Review the listing and copy each line that holds the word "picture".

[Charts and diagrams as code]
— START —
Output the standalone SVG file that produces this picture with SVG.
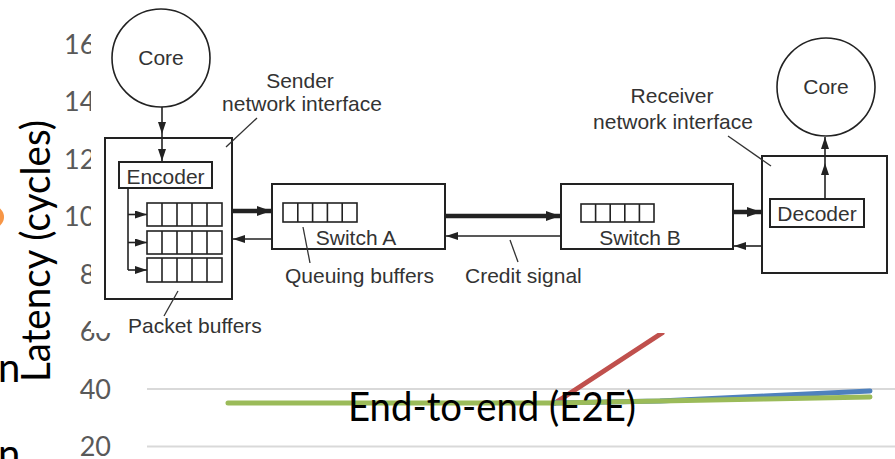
<svg xmlns="http://www.w3.org/2000/svg" width="895" height="459" viewBox="0 0 895 459">
  <defs>
    <style>
      .tick { font-family: Lato, "Liberation Sans", sans-serif; font-size: 27px; fill: #595959; text-anchor: end; }
      .big { font-family: Lato, "Liberation Sans", sans-serif; font-size: 40px; fill: #000; }
      .grid { stroke: #d9d9d9; stroke-width: 2; }
      .series { fill: none; stroke-width: 5; stroke-linecap: round; stroke-linejoin: round; }
      .lbl { font-family: "Liberation Sans", Arial, sans-serif; font-size: 21px; fill: #333; }
      .mid { text-anchor: middle; }
      .box { fill: #fff; stroke: #222; stroke-width: 2; }
      .cell { fill: #fff; stroke: #222; stroke-width: 1.6; }
      .thin { stroke: #222; stroke-width: 1.6; fill: none; }
      .thick { stroke: #222; stroke-width: 4.5; fill: none; }
      .lead { stroke: #333; stroke-width: 1.3; fill: none; }
    </style>
    <marker id="head" viewBox="0 0 12 8" refX="12" refY="4" markerWidth="12" markerHeight="8" markerUnits="userSpaceOnUse" orient="auto">
      <path d="M0,0 L12,4 L0,8 Z" fill="#222"/>
    </marker>
    <marker id="headT" viewBox="0 0 14 10" refX="14" refY="5" markerWidth="14" markerHeight="10" markerUnits="userSpaceOnUse" orient="auto">
      <path d="M0,0 L14,5 L0,10 Z" fill="#222"/>
    </marker>
  </defs>

  <rect width="895" height="459" fill="#fff"/>

  <!-- latency chart behind the diagram -->
  <g id="chart">
    <circle cx="-7" cy="217" r="11" fill="#F79646"/>
    <text class="big" x="-2" y="382">n</text>
    <text class="big" x="-2" y="468">n</text>
    <text class="big mid" transform="translate(50,251) rotate(-90)" textLength="262" lengthAdjust="spacingAndGlyphs">Latency (cycles)</text>
    <text class="tick" x="111" y="54">160</text>
    <text class="tick" x="111" y="111">140</text>
    <text class="tick" x="111" y="169">120</text>
    <text class="tick" x="111" y="226">100</text>
    <text class="tick" x="111" y="284">80</text>
    <text class="tick" x="111" y="341">60</text>
    <text class="tick" x="111" y="399">40</text>
    <text class="tick" x="111" y="456">20</text>
    <line class="grid" x1="147" y1="389" x2="895" y2="389"/>
    <line class="grid" x1="147" y1="446.5" x2="895" y2="446.5"/>
    <polyline class="series" stroke="#C0504D" points="555,403 662,333"/>
    <polyline class="series" stroke="#4F81BD" points="555,403 660,401 765,396 870,391"/>
    <polyline class="series" stroke="#9BBB59" points="228,403 340,403 450,403 555,403 660,401 765,399 870,397"/>
    <text class="big" x="348" y="421" textLength="288" lengthAdjust="spacingAndGlyphs">End-to-end (E2E)</text>
  </g>

  <!-- white panel holding the network diagram -->
  <rect x="91" y="0" width="804" height="333" fill="#fff"/>

  <g id="sender-core">
    <circle cx="161" cy="58" r="49" fill="#fff" stroke="#222" stroke-width="1.6"/>
    <text class="lbl mid" x="161" y="65">Core</text>
  </g>

  <g id="sender-ni">
    <rect class="box" x="105" y="138" width="127" height="161"/>
    <text class="lbl mid" x="300" y="88">Sender</text>
    <text class="lbl mid" x="302" y="111">network interface</text>
    <line class="lead" x1="257" y1="118" x2="226" y2="147"/>
  </g>

  <g id="encoder">
    <rect class="box" x="119" y="162" width="93" height="26"/>
    <text class="lbl mid" x="165.5" y="184">Encoder</text>
  </g>

  <g id="packet-buffers">
    <g>
      <rect class="cell" x="147" y="203" width="75" height="23"/>
      <path class="thin" d="M162,203V226M177,203V226M192,203V226M207,203V226"/>
      <rect class="cell" x="147" y="231" width="75" height="23"/>
      <path class="thin" d="M162,231V254M177,231V254M192,231V254M207,231V254"/>
      <rect class="cell" x="147" y="258" width="75" height="24"/>
      <path class="thin" d="M162,258V282M177,258V282M192,258V282M207,258V282"/>
    </g>
    <text class="lbl" x="128" y="333">Packet buffers</text>
    <line class="lead" x1="178" y1="291" x2="164" y2="316"/>
  </g>

  <g id="switch-a">
    <rect class="box" x="272" y="184" width="173" height="65"/>
    <rect class="cell" x="283" y="203" width="74" height="19"/>
    <path class="thin" d="M297.8,203V222M312.6,203V222M327.4,203V222M342.2,203V222"/>
    <text class="lbl mid" x="356" y="245">Switch A</text>
    <text class="lbl" x="285" y="283">Queuing buffers</text>
    <line class="lead" x1="303" y1="227" x2="310" y2="263"/>
  </g>

  <g id="switch-b">
    <rect class="box" x="561" y="184" width="172" height="65"/>
    <rect class="cell" x="581" y="204" width="73" height="18"/>
    <path class="thin" d="M595.6,204V222M610.2,204V222M624.8,204V222M639.4,204V222"/>
    <text class="lbl mid" x="640" y="245">Switch B</text>
  </g>

  <g id="receiver-ni">
    <rect class="box" x="762" y="156" width="125" height="117"/>
    <text class="lbl mid" x="672" y="103">Receiver</text>
    <text class="lbl mid" x="673" y="129">network interface</text>
    <line class="lead" x1="728" y1="136" x2="771" y2="166"/>
  </g>

  <g id="decoder">
    <rect class="box" x="770" y="199" width="94" height="28"/>
    <text class="lbl mid" x="817" y="221">Decoder</text>
  </g>

  <g id="receiver-core">
    <circle cx="826" cy="87" r="49" fill="#fff" stroke="#222" stroke-width="1.6"/>
    <text class="lbl mid" x="826" y="94">Core</text>
  </g>

  <g id="connectors">
    <!-- core to encoder -->
    <line class="thin" x1="162" y1="107" x2="162" y2="134" marker-end="url(#head)"/>
    <line class="thin" x1="162" y1="134" x2="162" y2="161" marker-end="url(#head)"/>
    <!-- encoder fan-out to packet buffers -->
    <path class="thin" d="M128,188V270"/>
    <line class="thin" x1="128" y1="214.5" x2="147" y2="214.5" marker-end="url(#head)"/>
    <line class="thin" x1="128" y1="242.5" x2="147" y2="242.5" marker-end="url(#head)"/>
    <line class="thin" x1="128" y1="270" x2="147" y2="270" marker-end="url(#head)"/>
    <!-- sender NI and switch A -->
    <line class="thick" x1="232" y1="211" x2="271" y2="211" marker-end="url(#headT)"/>
    <line class="thin" x1="272" y1="239" x2="233" y2="239" marker-end="url(#head)"/>
    <!-- switch A and switch B -->
    <line class="thick" x1="445" y1="216" x2="560" y2="216" marker-end="url(#headT)"/>
    <line class="thin" x1="561" y1="236" x2="446" y2="236" marker-end="url(#head)"/>
    <text class="lbl" x="465" y="283">Credit signal</text>
    <line class="lead" x1="510" y1="240" x2="518" y2="262"/>
    <!-- switch B and receiver NI -->
    <line class="thick" x1="733" y1="212" x2="761" y2="212" marker-end="url(#headT)"/>
    <line class="thin" x1="762" y1="246" x2="734" y2="246" marker-end="url(#head)"/>
    <!-- decoder to core -->
    <line class="thin" x1="825" y1="199" x2="825" y2="163" marker-end="url(#head)"/>
    <line class="thin" x1="825" y1="163" x2="825" y2="137" marker-end="url(#head)"/>
  </g>
</svg>
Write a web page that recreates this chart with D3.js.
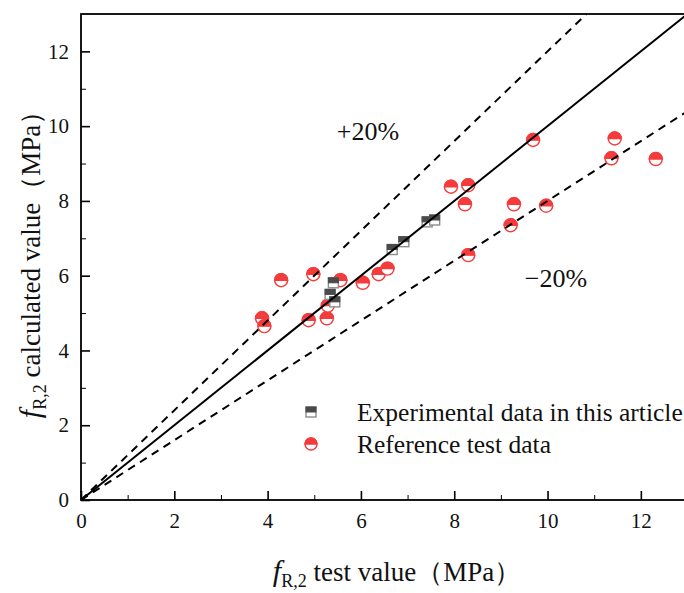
<!DOCTYPE html>
<html>
<head>
<meta charset="utf-8">
<script src="https://cdn.jsdelivr.net/npm/d3@7"></script>
<style>
  body { margin: 0; background: #fff; }
  svg { display: block; }
  text { font-family: "Liberation Serif", "Times New Roman", serif; fill: #111; }
</style>
</head>
<body>
<svg id="chart" width="684" height="593"></svg>
<script>
// data (x = test value, y = calculated value, MPa)
var expX = [5.41, 5.34, 5.44, 6.67, 6.92, 7.42, 7.58];
var expY = [5.81, 5.50, 5.30, 6.70, 6.91, 7.44, 7.49];

var refX = [3.88, 3.93, 4.29, 4.88, 4.98, 5.27, 5.29, 5.56, 6.04, 6.38, 6.57,
            7.93, 8.30, 8.23, 9.28, 9.97, 9.21, 8.30, 9.69, 11.44, 11.37, 12.32];
var refY = [4.86, 4.65, 5.88, 4.81, 6.04, 4.86, 5.20, 5.88, 5.81, 6.04, 6.19,
            8.38, 8.42, 7.91, 7.91, 7.87, 7.35, 6.55, 9.63, 9.67, 9.14, 9.12];

var ratios = [1, 1.2, 0.8];
var ratioDash = [null, '8,6', '8,6'];
var majorTicks = [0, 2, 4, 6, 8, 10, 12];
var minorTicks = [1, 3, 5, 7, 9, 11];
var legendNames = ['Experimental data in this article', 'Reference test data'];

var red = '#f53b3b';
var dark = '#4a4a4a';
var grey = '#8c8c8c';

var svg = d3.select('#chart');

var x = d3.scaleLinear().domain([0, 13]).range([81, 687.5]);
var y = d3.scaleLinear().domain([0, 13]).range([500, 14]);

svg.append('clipPath')
  .attr('id','plotclip')
  .append('rect')
  .attr('x', x(0)).attr('y', y(13))
  .attr('width', x(13) - x(0)).attr('height', y(0) - y(13));

// minor ticks
svg.append('g')
  .attr('transform','translate(0,' + y(0) + ')')
  .call(d3.axisBottom(x).tickValues(minorTicks).tickSize(-5).tickFormat(''))
  .call(function(g){ g.select('.domain').remove(); });
svg.append('g')
  .attr('transform','translate(' + x(0) + ',0)')
  .call(d3.axisLeft(y).tickValues(minorTicks).tickSize(-5).tickFormat(''))
  .call(function(g){ g.select('.domain').remove(); });

// major ticks
var xAxis = svg.append('g')
  .attr('transform','translate(0,' + y(0) + ')')
  .call(d3.axisBottom(x).tickValues(majorTicks).tickSize(-9).tickPadding(13).tickFormat(d3.format('d')));
var yAxis = svg.append('g')
  .attr('transform','translate(' + x(0) + ',0)')
  .call(d3.axisLeft(y).tickValues(majorTicks).tickSize(-9).tickPadding(12).tickFormat(d3.format('d')));

[xAxis, yAxis].forEach(function(g){
  g.selectAll('.domain').remove();
  g.selectAll('.tick line').attr('stroke','#000').attr('stroke-width',1.6);
  g.selectAll('.tick text')
    .style('font-family','"Liberation Serif", "Times New Roman", serif')
    .style('font-size','21px')
    .attr('fill','#222');
});

// frame
svg.append('rect')
  .attr('x', x(0)).attr('y', y(13))
  .attr('width', x(13) - x(0)).attr('height', y(0) - y(13))
  .attr('fill','none')
  .attr('stroke','#000')
  .attr('stroke-width',1.8);

var plot = svg.append('g').attr('clip-path','url(#plotclip)');

// reference test data
var refG = plot.append('g');
refX.forEach(function(v, i){
  halfCircle(refG, x(v), y(refY[i]), 6.5);
});

// experimental data
var expG = plot.append('g');
expX.forEach(function(v, i){
  halfSquare(expG, x(v), y(expY[i]), 10);
});

// 1:1 and +-20% lines
ratios.forEach(function(k, i){
  var xe = Math.min(13, 13 / k);
  plot.append('line')
    .attr('x1', x(0)).attr('y1', y(0))
    .attr('x2', x(xe)).attr('y2', y(k * xe))
    .attr('stroke','#000')
    .attr('stroke-width', 2)
    .attr('stroke-dasharray', ratioDash[i]);
});

function halfCircle(g, cx, cy, r){
  g.append('circle')
    .attr('cx', cx).attr('cy', cy).attr('r', r)
    .attr('fill','#fff')
    .attr('stroke', red)
    .attr('stroke-width', 1.4);
  g.append('path')
    .attr('d', 'M' + (cx - r) + ',' + cy + ' A' + r + ',' + r + ' 0 0 1 ' + (cx + r) + ',' + cy + ' Z')
    .attr('fill', red)
    .attr('stroke', red)
    .attr('stroke-width', 1.4);
}

function halfSquare(g, cx, cy, s){
  g.append('rect')
    .attr('x', cx - s / 2).attr('y', cy - s / 2)
    .attr('width', s).attr('height', s)
    .attr('fill','#fff')
    .attr('stroke', grey)
    .attr('stroke-width', 1.4);
  g.append('rect')
    .attr('x', cx - s / 2).attr('y', cy - s / 2)
    .attr('width', s).attr('height', s / 2)
    .attr('fill', dark)
    .attr('stroke', dark)
    .attr('stroke-width', 1);
}

// annotations
svg.append('text')
  .attr('x', 368).attr('y', 140)
  .attr('text-anchor','middle')
  .style('font-size','26px')
  .text('+20%');
svg.append('text')
  .attr('x', 556).attr('y', 287)
  .attr('text-anchor','middle')
  .style('font-size','26px')
  .text('\u221220%');

// legend
var leg = svg.append('g');
halfSquare(leg, 311, 412, 10);
halfCircle(leg, 311, 444, 6);
leg.selectAll('text.leg')
  .data(legendNames)
  .enter()
  .append('text')
  .attr('class','leg')
  .attr('x', 357)
  .attr('y', function(d, i){ return 421 + i * 32; })
  .style('font-size','25.5px')
  .text(function(d){ return d; });

// axis titles
function fLabel(t, rest){
  t.append('tspan').style('font-style','italic').style('font-size','30px').text('f');
  t.append('tspan').attr('dy', 6).style('font-size','18px').text('R,2');
  t.append('tspan').attr('dy', -6).style('font-size','27px').text(rest);
}

var xt = svg.append('text')
  .attr('x', 397).attr('y', 581)
  .attr('text-anchor','middle');
fLabel(xt, ' test value\uff08MPa\uff09');

var yt = svg.append('text')
  .attr('transform','translate(40,258) rotate(-90)')
  .attr('text-anchor','middle');
fLabel(yt, ' calculated value\uff08MPa\uff09');
</script>
</body>
</html>
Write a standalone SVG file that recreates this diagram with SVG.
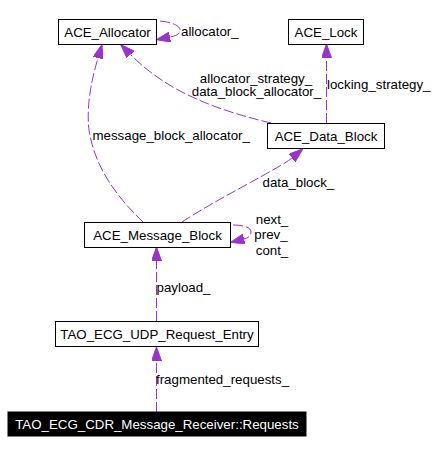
<svg xmlns="http://www.w3.org/2000/svg" width="438" height="454" viewBox="0 0 438 454">
<style>
text{font-family:"Liberation Sans",Arial,sans-serif;font-size:13.3px;fill:#000}
.node rect{fill:#fff;stroke:#000;stroke-width:1}
.node text{text-anchor:middle}
#n_requests rect{fill:#000}
#n_requests text{fill:#fff}
.edge{fill:none;stroke:#9a32cd;stroke-width:1;stroke-dasharray:10,3;marker-end:url(#arr)}
.mid{text-anchor:middle}
</style>
<defs>
<marker id="arr" viewBox="0 0 14 10" refX="0" refY="5" markerWidth="14" markerHeight="10" markerUnits="userSpaceOnUse" orient="auto">
<path d="M0,0 L14,5 L0,10 z" fill="#9a32cd" stroke="#9a32cd" stroke-width="1"/>
</marker>
</defs>
<rect width="438" height="454" fill="#fff"/>
<g id="edges">
<path class="edge" d="M160,21 C172,22 181,26 180,31 C179,35 175,36 170,37"/>
<path class="edge" d="M271,123 C225,112 170,95 130.5,54.5"/>
<path class="edge" d="M326.5,123 L326.5,58"/>
<path class="edge" d="M143,222 C120,200 95,170 89,130 C86,105 92,78 98,58"/>
<path class="edge" d="M182,222 C215,200 280,168 292,158"/>
<path class="edge" d="M233,225 C243,225 251,227 251,232 C251,236 248,238 244,239"/>
<path class="edge" d="M156.5,321 L156.5,261"/>
<path class="edge" d="M156.5,412 L156.5,361"/>
<text x="181" y="36">allocator_</text>
<text class="mid" x="256" y="82.5">allocator_strategy_</text>
<text class="mid" x="256.5" y="96">data_block_allocator_</text>
<text x="327" y="88.5">locking_strategy_</text>
<text x="92.5" y="140">message_block_allocator_</text>
<text x="262.5" y="186.5">data_block_</text>
<text class="mid" x="272" y="223.5">next_</text>
<text class="mid" x="271" y="239">prev_</text>
<text class="mid" x="272" y="254.5">cont_</text>
<text x="156.5" y="292">payload_</text>
<text x="156" y="384">fragmented_requests_</text>
</g>
<g id="n_allocator" class="node"><rect x="58.5" y="19.5" width="98" height="25"/><text x="107.5" y="36.5">ACE_Allocator</text></g>
<g id="n_lock" class="node"><rect x="288.5" y="19.5" width="75" height="25"/><text x="326" y="36.5">ACE_Lock</text></g>
<g id="n_datablock" class="node"><rect x="267.5" y="123.5" width="117" height="25"/><text x="326" y="140.5">ACE_Data_Block</text></g>
<g id="n_msgblock" class="node"><rect x="84.5" y="222.5" width="146" height="25"/><text x="157.5" y="239.5">ACE_Message_Block</text></g>
<g id="n_entry" class="node"><rect x="55.5" y="321.5" width="203" height="25"/><text x="157" y="338.5">TAO_ECG_UDP_Request_Entry</text></g>
<g id="n_requests" class="node"><rect x="8" y="412" width="298" height="24"/><text x="157" y="428.5">TAO_ECG_CDR_Message_Receiver::Requests</text></g>
</svg>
— END —
> **Response to this task**:
Output the standalone SVG file that produces this picture with SVG.

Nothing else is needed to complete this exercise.